June 1, 2022 - GALLUP
by Justin McCarthy
WASHINGTON, D.C. -- Seventy-one percent of Americans say they support legal same-sex marriage, which exceeds the previous high of 70% recorded in 2021 by one percentage point.
These data are from Gallup's annual Values and Beliefs poll, conducted May 2-22.
When Gallup first polled about same-sex marriage in 1996, barely a quarter of the public (27%) supported legalizing such unions. It would take another 15 years, until 2011, for support to reach the majority level. Then in 2015, just one month before the U.S. Supreme Court's Obergefell v. Hodges decision, public support for legalizing gay marriage cracked the 60% level, and last year it reached the 70% mark for the first time.
Rising national support for legal same-sex marriage reflects steady increases among most subgroups of the population, even those who have traditionally been the most resistant to gay marriage. Adults aged 65 and older, for example, became mostly supportive in 2016 -- as did Protestants in 2017 and Republicans in 2021.
Americans who report that they attend church weekly remain the primary demographic holdout against gay marriage, with 40% in favor and 58% opposed.
Analyzing Gallup's trends since 2004, Americans who seldom or never attend church have always been mostly supportive of same-sex couples getting legally married. Among those who attend nearly weekly or monthly, support did not rise to the majority level until 2014.
Weekly churchgoers, however, have yet to reach a majority level of support in the trend. The current 40% among this group who support same-sex marriage is within the 39% to 44% range Gallup has recorded since 2016.
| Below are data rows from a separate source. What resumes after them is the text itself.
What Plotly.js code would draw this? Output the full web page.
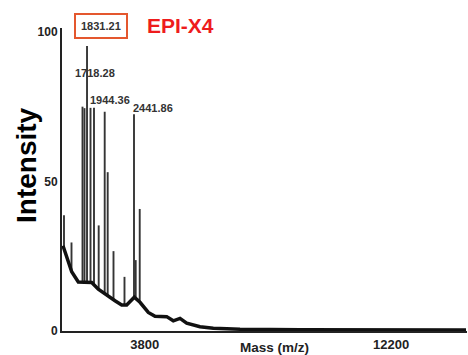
<!DOCTYPE html>
<html>
<head>
<meta charset="utf-8">
<script src="https://cdn.plot.ly/plotly-3.0.1.min.js"></script>
<style>html,body{margin:0;padding:0;background:#fff;}#chart{width:468px;height:355px;}</style>
</head>
<body>
<div id="chart"></div>
<script>
// Peak positions (m/z), peak top intensities and the baseline level under each peak
const peakMass = [1048, 1304, 1679, 1747, 1833, 1952, 2071, 2231, 2436, 2538, 2736, 3111, 3435, 3493, 3630];
const peakTop  = [38.7, 29.6, 75.0, 74.5, 95.3, 74.6, 74.6, 35.3, 73.3, 53.1, 26.7, 18.1, 72.5, 23.7, 40.8];
const peakBase = [27.0, 20.0, 16.4, 16.4, 16.3, 16.2, 15.2, 13.9, 12.3, 11.8, 10.4, 8.7, 11.2, 11.0, 9.7];

// Baseline (noise envelope) curve
const baseMass = [1014, 1140, 1311, 1536, 1993, 2218, 2446, 2787, 3016, 3186, 3445, 3640, 3923, 4151, 4550, 4775, 5004, 5232, 5686, 6139, 7050, 9096, 14756];
const baseInt  = [28.5, 24.8, 19.8, 16.4, 16.2, 14.0, 12.3, 10.1, 8.7, 8.7, 11.3, 9.6, 6.2, 4.9, 4.8, 3.4, 4.2, 2.6, 1.4, 0.9, 0.6, 0.4, 0.3];

// Labels
const peakLabels = ["1718.28", "1944.36", "2441.86"];
const boxedLabel = "1831.21";
const sampleName = "EPI-X4";
const xTicks = [3800, 12200];
const yTicks = [0, 50, 100];

// Build the stick-spectrum as segments separated by nulls
const sx = [], sy = [];
for (let i = 0; i < peakMass.length; i++) {
  sx.push(peakMass[i], peakMass[i], null);
  sy.push(peakBase[i], peakTop[i], null);
}

const traces = [
  {x: sx, y: sy, type: 'scatter', mode: 'lines', line: {color: '#353535', width: 1.9}, hoverinfo: 'skip', cliponaxis: false},
  {x: baseMass, y: baseInt, type: 'scatter', mode: 'lines', line: {color: '#111', width: 3.5}, hoverinfo: 'skip'}
];

const FAM = 'Liberation Sans, Arial, sans-serif';
const tf = {family: FAM, size: 11, color: '#333', weight: 'bold'};

const layout = {
  width: 468, height: 355,
  margin: {l: 62, r: 1, t: 28, b: 24, pad: 0},
  paper_bgcolor: '#fff', plot_bgcolor: '#fff',
  showlegend: false,
  xaxis: {
    range: [980, 14790], showgrid: false, zeroline: false,
    showline: true, linecolor: '#222', linewidth: 2,
    tickvals: xTicks, ticktext: xTicks.map(String), ticks: '',
    tickfont: {family: FAM, size: 13, color: '#222', weight: 'bold'}
  },
  yaxis: {
    range: [0, 101.3], showgrid: false, zeroline: false,
    showline: true, linecolor: '#222', linewidth: 2,
    tickvals: yTicks, ticktext: yTicks.map(String), ticks: '',
    tickfont: {family: FAM, size: 12, color: '#222', weight: 'bold'}
  },
  annotations: [
    {xref: 'x', yref: 'y', x: 2105, y: 86.1, text: peakLabels[0], showarrow: false, font: tf},
    {xref: 'x', yref: 'y', x: 2617, y: 77.3, text: peakLabels[1], showarrow: false, font: tf},
    {xref: 'x', yref: 'y', x: 4066, y: 74.6, text: peakLabels[2], showarrow: false, font: tf},
    {xref: 'paper', yref: 'paper', x: (101 - 62) / 405, y: (331 - 26) / 303, xanchor: 'center', yanchor: 'middle',
     text: boxedLabel, showarrow: false, font: tf,
     bordercolor: '#e4572e', borderwidth: 2, borderpad: 5, bgcolor: '#fff'},
    {xref: 'paper', yref: 'paper', x: (180 - 62) / 405, y: (331 - 25.5) / 303, xanchor: 'center', yanchor: 'middle',
     text: sampleName, showarrow: false,
     font: {family: FAM, size: 21, color: '#ee1c1c', weight: 'bold'}},
    {xref: 'paper', yref: 'paper', x: (274 - 62) / 405, y: -(347 - 331) / 303, xanchor: 'center', yanchor: 'middle',
     text: 'Mass (m/z)', showarrow: false,
     font: {family: FAM, size: 13.5, color: '#222', weight: 'bold'}},
    {xref: 'paper', yref: 'paper', x: -(62 - 26) / 405, y: (331 - 165) / 303, xanchor: 'center', yanchor: 'middle',
     text: 'Intensity', textangle: -90, showarrow: false,
     font: {family: FAM, size: 28, color: '#000', weight: 'bold'}}
  ]
};

Plotly.newPlot('chart', traces, layout, {staticPlot: true, displayModeBar: false});
</script>
</body>
</html>
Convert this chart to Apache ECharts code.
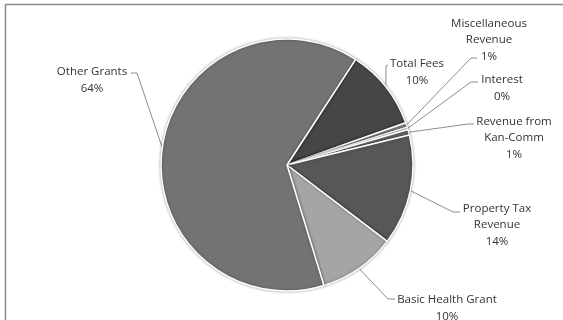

As Gallup's trend on support for legal same-sex marriage inches ever upward, the question is when it will reach its ceiling. While support has typically increased by small percentages on an annual basis -- often within the margin of error -- cumulatively, the increases have produced a transformation in U.S. attitudes on an issue Americans once vehemently opposed.
Some observers of the Supreme Court's leaked draft opinion related to Roe v. Wade in May have questioned whether an overturning of Roe would clear a path for the conservative-leaning court to also overturn Obergefell. If this were to happen, the court would be moving in opposition to a public opinion trend that has shown increasing support.